There are lots of reasons why I haven't gone. I have felt resistant. I've slept in. I have been so confused as to where I fit into the body of Christ, particularly which denomination I feel is closest to my personal beliefs. I've held onto a lot of bitterness from my experiences as the daughter of a minister. I just haven't felt like going. Putting myself out there. Pretending. Sitting in a room silently measuring myself up to other Christians.
And, to be perfectly transparent, I didn't want to cry in a room full of strangers.
I made it easily through the first two songs of the service without any threat of a tears.

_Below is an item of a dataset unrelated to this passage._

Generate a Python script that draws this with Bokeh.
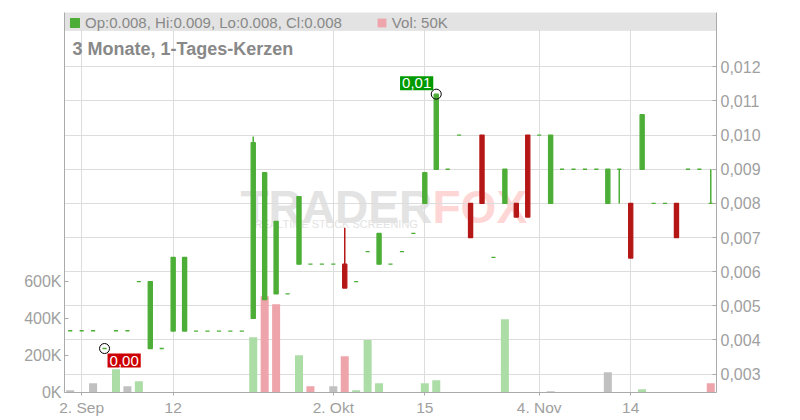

But then the words popped up on the screen and a familiar melody filled the air around me.
Holy, holy, holy.
All the people joined together in chorus, each part of the harmony melting together beautifully in the way only congregational singing can. And I heard it, brilliant and clear, just as though she were standing right next to me.
Lord God Almighty.
She always sang soprano, and I typically took the lower notes as an alto. She had a lovely voice, but she wasn't one to seek out the limelight, so you would never know about it unless you sat in front of her on Sunday morning.
Early in the morning our song shall rise to thee.
I heard her all around me. She filled the room. Oh if only she were right beside me.
Holy, holy, holy. Merciful and mighty.
This is the emotion I've been avoiding, that I've been running from. And I stood there holding back the tears, keeping them at bay, telling myself just to relish the sound of her voice in my mind.
God in three persons, blessed Trinity.